As a university professor, I've had the opportunity to view lectures from multiple vantage points. From the front of the room you see a sea of students — some attentive, a handful asleep and a good share semi-obstructed by the crisp plane of an open laptop.
The view is quite different From the back of the room. The eager-looking student near the door, keenly typing away, is on Facebook. The dozing student near the back might just have an earbud subtly snaking its way to his smartphone. Another student flits back and forth between a PDF of the lecture slides and her email.
Of course, multitasking is nothing new, in lecture halls or elsewhere.

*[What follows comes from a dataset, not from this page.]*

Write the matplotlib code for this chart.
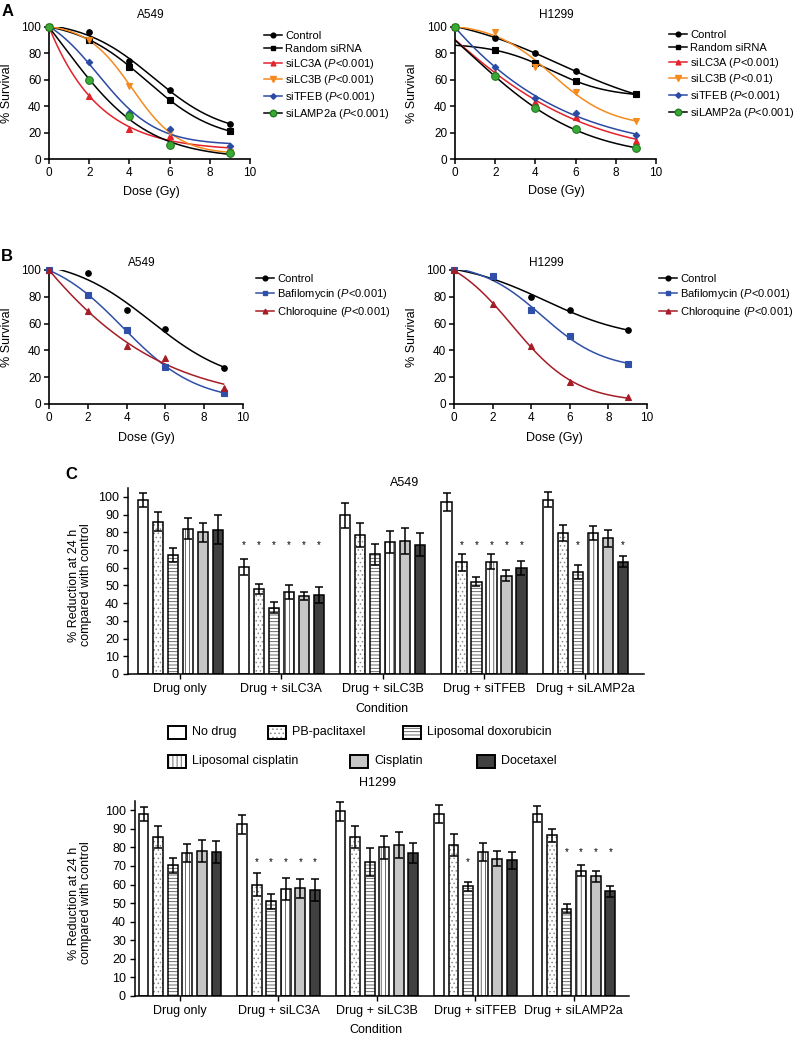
import numpy as np
import matplotlib
matplotlib.use("Agg")
import matplotlib.pyplot as plt
from matplotlib.lines import Line2D
from matplotlib.patches import Rectangle

plt.rcParams["font.family"] = ["Liberation Sans", "DejaVu Sans"]
plt.rcParams["mathtext.fontset"] = "custom"
plt.rcParams["mathtext.rm"] = "Liberation Sans"
plt.rcParams["mathtext.it"] = "Liberation Sans:italic"
plt.rcParams["hatch.linewidth"] = 0.6

# ---------------- data ----------------
DOSES = [0, 2, 4, 6, 9]

# panel A, clonogenic survival (%)
A_LABELS = ["Control", "Random siRNA", "siLC3A", "siLC3B", "siTFEB", "siLAMP2a"]
A549_PVALS = [None, None, "<0.001", "<0.001", "<0.001", "<0.001"]
H1299_PVALS = [None, None, "<0.001", "<0.01", "<0.001", "<0.001"]

A549_CONTROL = [100, 96, 74, 52.5, 26.5]
A549_RANDOM = [100, 90.5, 70, 45, 21]
A549_SILC3A = [100, 48, 22.5, 17.5, 6.5]
A549_SILC3B = [100, 90.5, 55.5, 20.5, 5]
A549_SITFEB = [100, 73.5, 35, 22.5, 10]
A549_SILAMP2A = [100, 59.5, 32.5, 10.5, 4.5]

H1299_CONTROL = [100, 92, 80, 66.5, 49]
H1299_RANDOM = [100, 82.5, 72.5, 59, 49]
H1299_SILC3A = [100, 65.5, 43, 32, 13.5]
H1299_SILC3B = [100, 96, 70, 51, 29]
H1299_SITFEB = [100, 70, 46, 35, 18]
H1299_SILAMP2A = [100, 62.5, 38.5, 22.5, 8]

# panel B
B_LABELS = ["Control", "Bafilomycin", "Chloroquine"]
B_PVALS = [None, "<0.001", "<0.001"]
B_A549_CONTROL = [100, 98, 70.5, 56, 27]
B_A549_BAFILO = [100, 81, 55.5, 27.5, 8.5]
B_A549_CHLORO = [100, 69.5, 43.5, 34.5, 12]
B_H1299_CONTROL = [100, 95, 80, 70, 55]
B_H1299_BAFILO = [100, 95.5, 70, 50.5, 30]
B_H1299_CHLORO = [100, 74.5, 43.5, 16.5, 5]

# panel C, % reduction at 24 h (rows = drug, cols = condition)
CONDITIONS = ["Drug only", "Drug + siLC3A", "Drug + siLC3B", "Drug + siTFEB", "Drug + siLAMP2a"]
DRUGS = ["No drug", "PB-paclitaxel", "Liposomal doxorubicin",
         "Liposomal cisplatin", "Cisplatin", "Docetaxel"]

C_A549_MEAN = [
    [98, 60.5, 89.5, 97, 98.5],
    [86, 48, 78.5, 63, 79.5],
    [67, 37.5, 67.5, 52, 57.5],
    [82, 46.5, 74.5, 63.5, 79.5],
    [80, 44, 75, 55.5, 76.5],
    [81.5, 44.5, 73, 60, 63.5],
]
C_A549_ERR = [
    [4, 4.5, 7, 5, 4.5],
    [5.5, 3, 7, 5, 4.5],
    [4, 3, 6, 2.5, 4],
    [6, 4, 6, 4.5, 4],
    [5.5, 2.5, 7.5, 3, 5],
    [8, 4.5, 6.5, 4, 3],
]
C_A549_SIG = [
    [0, 1, 0, 0, 0],
    [0, 1, 0, 1, 0],
    [0, 1, 0, 1, 1],
    [0, 1, 0, 1, 0],
    [0, 1, 0, 1, 0],
    [0, 1, 0, 1, 1],
]

C_H1299_MEAN = [
    [98, 92.5, 99.5, 98, 98],
    [85.5, 60, 85.5, 81.5, 86.5],
    [70.5, 51, 72, 59, 47],
    [77, 57.5, 80, 77.5, 67.5],
    [78, 58, 81.5, 74, 64.5],
    [77.5, 57, 77, 73, 56.5],
]
C_H1299_ERR = [
    [4, 5, 5, 5, 4.5],
    [6, 6, 6, 6, 3.5],
    [4, 4, 7.5, 2.5, 2.5],
    [5, 6, 6, 5, 3],
    [6, 5, 7, 4, 3],
    [6, 6, 5.5, 4.5, 3],
]
C_H1299_SIG = [
    [0, 0, 0, 0, 0],
    [0, 1, 0, 0, 0],
    [0, 1, 0, 1, 1],
    [0, 1, 0, 0, 1],
    [0, 1, 0, 0, 1],
    [0, 1, 0, 0, 1],
]

# ---------------- styles / layout ----------------
W, H = 796, 1038
fig = plt.figure(figsize=(W / 100, H / 100), dpi=100)


def fx(x):
    return x / W


def fy(y):
    return 1 - y / H


def px_rect(x0, y0, x1, y1):
    return [x0 / W, 1 - y1 / H, (x1 - x0) / W, (y1 - y0) / H]


A_STYLE = [
    dict(line="black", marker="o", mfc="black", mec="black", ms=4),
    dict(line="black", marker="s", mfc="black", mec="black", ms=4.2),
    dict(line="#e3222b", marker="^", mfc="#e3222b", mec="#e3222b", ms=4),
    dict(line="#f58a1f", marker="v", mfc="#f58a1f", mec="#f58a1f", ms=4.5),
    dict(line="#2a4aa3", marker="D", mfc="#2a4aa3", mec="#2a4aa3", ms=3.3),
    dict(line="black", marker="o", mfc="#3aaa35", mec="#1f7a22", ms=5.5),
]
B_STYLE = [
    dict(line="black", marker="o", mfc="black", mec="black", ms=4),
    dict(line="#2f4fa8", marker="s", mfc="#2f4fa8", mec="#2f4fa8", ms=4),
    dict(line="#a51d26", marker="^", mfc="#a51d26", mec="#a51d26", ms=4),
]

K_GRID = np.linspace(0.05, 3.0, 120)
X0_GRID = np.linspace(-8, 20, 400)


def fit_sigmoid(x, y, start=0):
    # least-squares fit of y = b + c / (1 + exp(k (x - x0)))
    # when the 0 Gy point is left out, the curve at 0 Gy is kept <= 100
    x = np.asarray(x, float)
    y = np.asarray(y, float)
    xs = np.linspace(x.min(), x.max(), 200)
    x, y = x[start:], y[start:]
    kk, xx = np.meshgrid(K_GRID, X0_GRID, indexing="ij")
    s = 1 / (1 + np.exp(kk[..., None] * (x - xx[..., None])))
    sm = s.mean(-1, keepdims=True)
    ym = y.mean()
    var = ((s - sm) ** 2).sum(-1)
    cov = ((s - sm) * (y - ym)).sum(-1)
    c = cov / np.where(var > 1e-12, var, np.nan)
    b = ym - c * sm[..., 0]
    neg = b < 0
    c0 = (s * y).sum(-1) / (s * s).sum(-1)
    c = np.where(neg, c0, c)
    b = np.where(neg, 0.0, b)
    sse = ((b[..., None] + c[..., None] * s - y) ** 2).sum(-1)
    if start > 0:
        v0 = b + c / (1 + np.exp(-kk * xx))
        sse = np.where(v0 > 100.5, np.inf, sse)
    sse = np.nan_to_num(sse, nan=np.inf)
    i = np.unravel_index(np.argmin(sse), sse.shape)
    return xs, b[i] + c[i] / (1 + np.exp(kk[i] * (xs - xx[i])))


def label_with_p(name, p):
    return name if p is None else f"{name} ($P$<{p[1:]})"


def survival_panel(rect, series, labels, pvals, styles, legend_xy, pitch, fit_start=0):
    ax = fig.add_axes(rect)
    for ys, st in zip(series, styles):
        xs, fit = fit_sigmoid(DOSES, ys, fit_start)
        ax.plot(xs, fit, color=st["line"], lw=1.1, zorder=2)
    for ys, st in zip(series, styles):
        ax.plot(DOSES, ys, ls="none", marker=st["marker"], mfc=st["mfc"],
                mec=st["mec"], ms=st["ms"], mew=0.8, clip_on=False, zorder=3)
    ax.set_xlim(0, 10)
    ax.set_ylim(0, 100)
    ax.set_xticks(range(0, 11, 2))
    ax.set_yticks(range(0, 101, 20))
    for sp in ("top", "right"):
        ax.spines[sp].set_visible(False)
    for sp in ("left", "bottom"):
        ax.spines[sp].set_linewidth(1.2)
    ax.tick_params(direction="out", length=3.5, width=1.1, labelsize=8.5, pad=2)
    handles = [Line2D([], [], color=st["line"], lw=1.1, marker=st["marker"],
                      mfc=st["mfc"], mec=st["mec"], ms=st["ms"] * 0.85)
               for st in styles]
    texts = [label_with_p(n, p) for n, p in zip(labels, pvals)]
    ax.legend(handles, texts, loc="upper left",
              bbox_to_anchor=(fx(legend_xy[0]), fy(legend_xy[1])),
              bbox_transform=fig.transFigure, frameon=False, fontsize=8,
              handlelength=1.6, handletextpad=0.3, labelspacing=pitch,
              borderpad=0, borderaxespad=0)
    return ax


# Panel A
survival_panel(px_rect(49, 27, 250, 159),
               [A549_CONTROL, A549_RANDOM, A549_SILC3A, A549_SILC3B, A549_SITFEB, A549_SILAMP2A],
               A_LABELS, A549_PVALS, A_STYLE, (264, 31), 0.25)
survival_panel(px_rect(455, 27, 656, 159),
               [H1299_CONTROL, H1299_RANDOM, H1299_SILC3A, H1299_SILC3B, H1299_SITFEB, H1299_SILAMP2A],
               A_LABELS, H1299_PVALS, A_STYLE, (669, 30), 0.25, fit_start=1)
# Panel B
survival_panel(px_rect(49, 270, 243, 404),
               [B_A549_CONTROL, B_A549_BAFILO, B_A549_CHLORO],
               B_LABELS, B_PVALS, B_STYLE, (256, 274), 0.3)
survival_panel(px_rect(454, 270, 647, 404),
               [B_H1299_CONTROL, B_H1299_BAFILO, B_H1299_CHLORO],
               B_LABELS, B_PVALS, B_STYLE, (659, 274), 0.3)

for (x, y, t) in [(151, 15, "A549"), (556, 15, "H1299"), (142, 263, "A549"), (546, 263, "H1299")]:
    fig.text(fx(x), fy(y), t, ha="center", va="center", fontsize=8.5)
for (x, y) in [(151, 192), (556, 191), (146, 438), (554, 438)]:
    fig.text(fx(x), fy(y), "Dose (Gy)", ha="center", va="center", fontsize=9)
for (x, y) in [(7, 93), (412, 93), (7, 337), (412, 337)]:
    fig.text(fx(x), fy(y), "% Survival", ha="center", va="center", rotation=90, fontsize=9)

# Panel C
FACE = ["white", "white", "white", "white", "#c6c6c6", "#404040"]
HATCH = ["", "....", "-----", "||||", "", ""]
HATCH_COL = ["white", "#8a8a8a", "#555555", "#555555", "#c6c6c6", "#404040"]
BAR_W = 0.1
STEP = 0.148


def bar_panel(rect, xlim, means, errs, sig, star_levels):
    ax = fig.add_axes(rect)
    x = np.arange(len(CONDITIONS))
    for i in range(len(DRUGS)):
        pos = x + (i - 2.5) * STEP
        ax.bar(pos, means[i], width=BAR_W, color=FACE[i], edgecolor=HATCH_COL[i],
               hatch=HATCH[i], linewidth=0, zorder=2)
        ax.bar(pos, means[i], width=BAR_W, color="none", edgecolor="black",
               linewidth=1.1, zorder=3)
        ax.errorbar(pos, means[i], yerr=errs[i], fmt="none", ecolor="black",
                    elinewidth=1.1, capsize=2.6, capthick=1.1, zorder=4)
        for j, s in enumerate(sig[i]):
            if s:
                ax.text(pos[j], star_levels[j], "*", ha="center", va="center", fontsize=7)
    ax.set_xlim(*xlim)
    ax.set_ylim(0, 105)
    ax.set_yticks(range(0, 101, 10))
    ax.set_xticks(x)
    ax.set_xticklabels(CONDITIONS)
    for sp in ("top", "right"):
        ax.spines[sp].set_visible(False)
    for sp in ("left", "bottom"):
        ax.spines[sp].set_linewidth(1.1)
    ax.tick_params(direction="out", length=3.5, width=1.0, labelsize=9, pad=3)
    return ax


bar_panel(px_rect(128, 488, 644, 674), (-0.515, 4.58),
          C_A549_MEAN, C_A549_ERR, C_A549_SIG, [72.5, 72.5, 72.5, 72.5, 72.5])
bar_panel(px_rect(135, 801, 629, 996), (-0.457, 4.56),
          C_H1299_MEAN, C_H1299_ERR, C_H1299_SIG, [72, 72, 72, 72, 77.5])

fig.text(fx(405), fy(483), "A549", ha="center", va="center", fontsize=9)
fig.text(fx(377), fy(783), "H1299", ha="center", va="center", fontsize=9)
fig.text(fx(382), fy(709), "Condition", ha="center", va="center", fontsize=9)
fig.text(fx(376), fy(1030), "Condition", ha="center", va="center", fontsize=9)
for y in (585, 903):
    fig.text(fx(80), fy(y), "% Reduction at 24 h\ncompared with control", ha="center",
             va="center", rotation=90, fontsize=9, linespacing=1.1)

# legend of panel C
LEG_POS = [(168, 732), (268, 732), (403, 732), (168, 761), (350, 761), (477, 761)]
for i, (lx, ly) in enumerate(LEG_POS):
    box = (fx(lx), fy(ly + 6.5))
    fig.add_artist(Rectangle(box, 18 / W, 13 / H, transform=fig.transFigure,
                             facecolor=FACE[i], edgecolor=HATCH_COL[i], hatch=HATCH[i], linewidth=0))
    fig.add_artist(Rectangle(box, 18 / W, 13 / H, transform=fig.transFigure,
                             facecolor="none", edgecolor="black", linewidth=1.4))
    fig.text(fx(lx + 24), fy(ly), DRUGS[i], ha="left", va="center", fontsize=9)

# panel letters
for (x, y, t) in [(2, 4, "A"), (1, 249, "B"), (65, 467, "C")]:
    fig.text(fx(x), fy(y), t, ha="left", va="top", fontsize=12, fontweight="bold")

fig.savefig("out.png", dpi=100)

Long before laptops and smartphones, students had the option to pay attention or zone out, to take notes, pass notes, or read an unrelated paper, to think about the material being presented, their evening plans or their shopping lists.
But contemporary technology broadens the scope of possibilities and temptations, leading a variety of thinkers to speculate about whether it's making us weaker or wiser, and whether it's a temptation we should sometimes resist. It also has two dangers that have received far less attention — dangers documented in psychological research.
First, consider what technology based multitasking communicates to those around you. If you spend a lecture daydreaming or thinking about your to-do list, neither the professor nor your neighboring peers need be the wiser. But when your laptop screen features a lively rotation of Facebook, Twitter, Tumblr, Google and email, others are bound to notice. Does this public display of multitasking affect their learning ?
A study published earlier this year, and summarized at CBC News, suggests it does.
Researchers Faria Sana, Tina Weston and Nicholas Cepada had groups of undergraduate students listen to a lecture on meteorology. Participants weren't allowed to take notes on their laptops. But a variety of "confederates" (i.e., individuals who appeared to be participants but were actually involved in the experiment) had their laptops open and were scattered around the room. The confederates were instructed to flip between browsing the Internet and pretending to take lecture notes; they were strategically placed such that some participants had a clear view of their laptop screens while others did not. The key question was whether those students in view of others who were multitasking would learn as well as those whose views were multitasker-free.
On a test following the lecture, students in view of multitaskers performed significantly more poorly than those who weren't in view of multitasking. The difference was 17 percent, enough to drop a solid A to a B-. Less surprisingly, a second study confirmed that the multitaskers themselves, not just those who incidentally witnessed multitasking, similarly suffered a drop in performance.
So public displays of multitasking — and in particular engaging in contextually inappropriate activities — might have consequences that extend beyond the multitasker herself. To quote the authors of the paper:
Disrupting one's own learning is an individual choice; harming the learning of other students in the class is disrespectful.
But I promised to expose two dangers of technology based multitasking (as those of you who haven't checked your email three times in the course of reading this post might even recall), so I owe you one more.
The second is more subtle, and has to do with the ability to track your own learning and understanding — an ability psychologists refer to as metacognition. The effects of technology based multitasking could be especially pernicious because we don't realize how detrimental they are to us.
In the study by Sana, Weston and Cepada, students who engaged in multitasking expected that it would hinder their learning a fair bit (a mean of 5.5 on a 7-point scale), but thought it would barely hinder that of their peers (a mean of 3.3). And in the study with multitasking confederates, participants estimated that seeing others multitask had barely hindered their own learning (a mean of 2.7).
Yet having multitaskers in view did have a considerable impact on learning. In fact, the negative consequences of observing multitasking were even greater than those of performing multitasking oneself (perhaps because the multitaskers could time their multitasking to suit their own needs), counter to students' expectations. Neither multitaskers nor their neighboring victims realized the cost of merely observing multitasking.
As I've written about before, the problem goes deeper: technology can make things so easy that we fail to appreciate how hard they are. The ability to switch between tasks and access information with minimal effort — a gift of contemporary gadgets — can mask the cognitive costs of redirecting attention and actually processing information to achieve understanding.
It's easy to mistake familiarity and the feeling of having something at your fingertips with true comprehension.